There was an urgent need yesterday for Sinn Fein - one of whose former ardcomhairle members was under arrest in Bogota - to try to disguise the fact that its military wing was involved with FARC.

The statement withdrawing the decommissioning "initiative" does not, however, take the IRA back to its position pre-May 2000 when it broke off contact with the IICD after the first suspension of the Assembly.

This time the IRA has withdrawn its "proposal" for decommissioning but its statement mentioned nothing about breaking off contact with Gen de Chastelain's officials.

Decommissioning, Government sources surmised, has therefore only been removed from the bargaining table temporarily.

The fact remains, one source pointed out, that the IRA has worked out a means for decommissioning with the commission officials. If this method of "verifiable" arms disposal has been worked out, it seems obvious that it will remain the same should the IRA decide to reinstate its offer. The hard work, as it were, has been done.

In its statement yesterday the IRA said it was withdrawing because of unionist "rejection" of its offer and the British government's "failure to fulfil their commitments". These references, along with the decision not to break off contact with the IICD, were seen as indicators that these are all matters that are up for negotiation.

The final lines of the statement were seen as leaving the door open to further negotiation: "The conditions therefore do not exist for progressing our proposition. The IRA leadership will continue to monitor developments. Peacekeeping is a collective effort."

"Conditions" can change, as one source put it. The reference to the IRA continuing to "monitor" developments suggests it can come around to the way of thinking that led it, in the first place, to offer decommissioning.

Senior security sources in the North, however, remain sceptical about the IRA's real intentions. The latest revelations about the IRA's activities in Colombia support their view that the IRA is, finally, not interested in ending its military operations but merely refining and redirecting them.
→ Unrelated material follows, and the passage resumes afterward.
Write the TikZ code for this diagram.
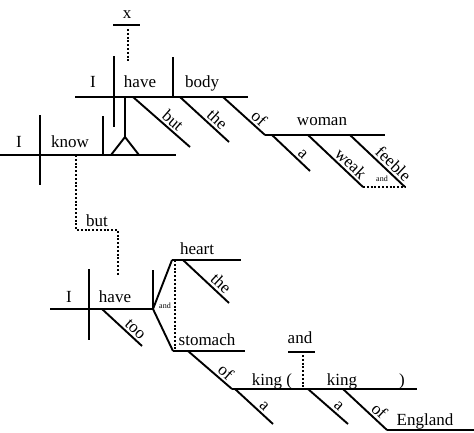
\documentclass[tikz,border=0pt]{standalone}
\usepackage{fontspec}
\setmainfont{Liberation Serif}
\usetikzlibrary{positioning}

\begin{document}
\begin{tikzpicture}[x=1pt,y=-1pt,
  rule/.style={line width=1.9pt},
  dots/.style={line width=1.9pt,dash pattern=on 1.9pt off 1.9pt},
  word/.style={anchor=base,inner sep=0pt,font=\fontsize{17}{20}\selectfont},
  slant/.style={sloped,above,inner sep=2pt,font=\fontsize{17}{20}\selectfont},
  small/.style={anchor=base,inner sep=0pt,font=\fontsize{8}{9}\selectfont}]
\useasboundingbox (0,0) rectangle (474,432);

% I know ...
\coordinate (kL) at (0,155);
\coordinate (kR) at (176,155);
\draw[rule] (kL) -- (kR);
\draw[rule] (40,115) -- (40,185);
\draw[rule] (103,116) -- (103,155);
\node[word] (kI) at (19,147) {I};
\node[word] (know) at (70,147) {know};

% pedestal
\coordinate (pTop) at (125,97);
\coordinate (pFork) at (125,137);
\draw[rule] (pTop) -- (pFork);
\draw[rule] (111,155) -- (pFork) -- (139,155);

% I have body
\coordinate (hL) at (75,97);
\coordinate (hR) at (248,97);
\draw[rule] (hL) -- (hR);
\draw[rule] (114,56) -- (114,127);
\draw[rule] (173,57) -- (173,97);
\node[word] (hI) at (93,87) {I};
\node[word] (have) at (140,87) {have};
\node[word] (body) at (202,87) {body};
\node[word] (x) at (127,18) {x};
\draw[rule] (113,25) -- (140,25);
\draw[dots] (128,29) -- (128,62);
\draw[rule] (133,97) -- (190,147) node[slant,pos=0.6] (but1) {but};
\draw[rule] (180,97) -- (229,142) node[slant,pos=0.64] (the1) {the};
\coordinate (wL) at (265,135);
\coordinate (wR) at (385,135);
\draw[rule] (223,97) -- (wL) node[slant,pos=0.72] (of1) {of};
\draw[rule] (wL) -- (wR);
\node[word] (woman) at (322,125) {woman};
\draw[rule] (272,135) -- (310,171) node[slant,pos=0.68] (a1) {a};
\coordinate (weakE) at (363,187);
\coordinate (feebleE) at (405,187);
\draw[rule] (308,135) -- (weakE) node[slant,pos=0.67] (weak) {weak};
\draw[rule] (350,135) -- (feebleE) node[slant,pos=0.68] (feeble) {feeble};
\draw[dots] (weakE) -- (feebleE);
\node[small] (and1) at (382,181) {and};

% but
\draw[dots] (76,155) -- (76,230) -- (118,230) -- (118,275);
\node[word] (but) at (97,226) {but};

% I have too heart and stomach
\coordinate (sL) at (50,309);
\coordinate (sFork) at (153,309);
\draw[rule] (sL) -- (sFork);
\draw[rule] (89,269) -- (89,340);
\draw[rule] (153,270) -- (sFork);
\node[word] (sI) at (69,302) {I};
\node[word] (have2) at (115,302) {have};
\draw[rule] (102,309) -- (142,346) node[slant,pos=0.7] (too) {too};
\coordinate (heartL) at (172,260);
\coordinate (stomL) at (173,351);
\draw[rule] (heartL) -- (sFork) -- (stomL);
\draw[rule] (heartL) -- (241,260);
\draw[rule] (stomL) -- (245,351);
\draw[dots] (175,260) -- (175,351);
\node[word] (heart) at (197,254) {heart};
\node[word] (stomach) at (207,345) {stomach};
\node[small] (and2) at (165,308) {and};
\draw[rule] (183,260) -- (229,303) node[slant,pos=0.7] (the2) {the};

% of king and king of England
\coordinate (kgL) at (232,389);
\coordinate (kgR) at (417,389);
\draw[rule] (188,351) -- (kgL) node[slant,pos=0.73] (of2) {of};
\draw[rule] (kgL) -- (kgR);
\node[word] (king1) at (272,385) {king (};
\node[word] (king2) at (342,385) {king};
\node[word] (paren) at (402,385) {)};
\node[word] (and3) at (300,343) {and};
\draw[rule] (288,352) -- (315,352);
\draw[dots] (303,355) -- (303,389);
\draw[rule] (235,389) -- (273,424) node[slant,pos=0.64] (a2) {a};
\draw[rule] (308,389) -- (348,424) node[slant,pos=0.65] (a3) {a};
\coordinate (enL) at (387,430);
\coordinate (enR) at (474,430);
\draw[rule] (343,389) -- (enL) node[slant,pos=0.69] (of3) {of};
\draw[rule] (enL) -- (enR);
\node[word] (england) at (425,425) {England};
\end{tikzpicture}
\end{document}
There is now clear uncertainty among unionists about what the IRA is up to. There was a clamour of "I told you so" calls yesterday as news of the arrests in Bogota spread.

The Colombian episode will make it much more difficult for David Trimble to persuade the doubters in his party that any IRA offer to decommission could be taken seriously.

If Mr Trimble can't sell decommissioning as a worthwhile object for negotiations, then the political process in the North really is in trouble.

Even Sinn Fein senses that the chances of reaching agreement with unionists, even after decommissioning, might be slipping. A senior Sinn Fein source expressed concern on Monday that the rejectionist elements in the Ulster Unionist Party might make it impossible for Mr Trimble to persuade his party back into Stormont even with decommissioning.

All sides seemed resigned yesterday to the fact that more months of slow and difficult negotiations lie ahead.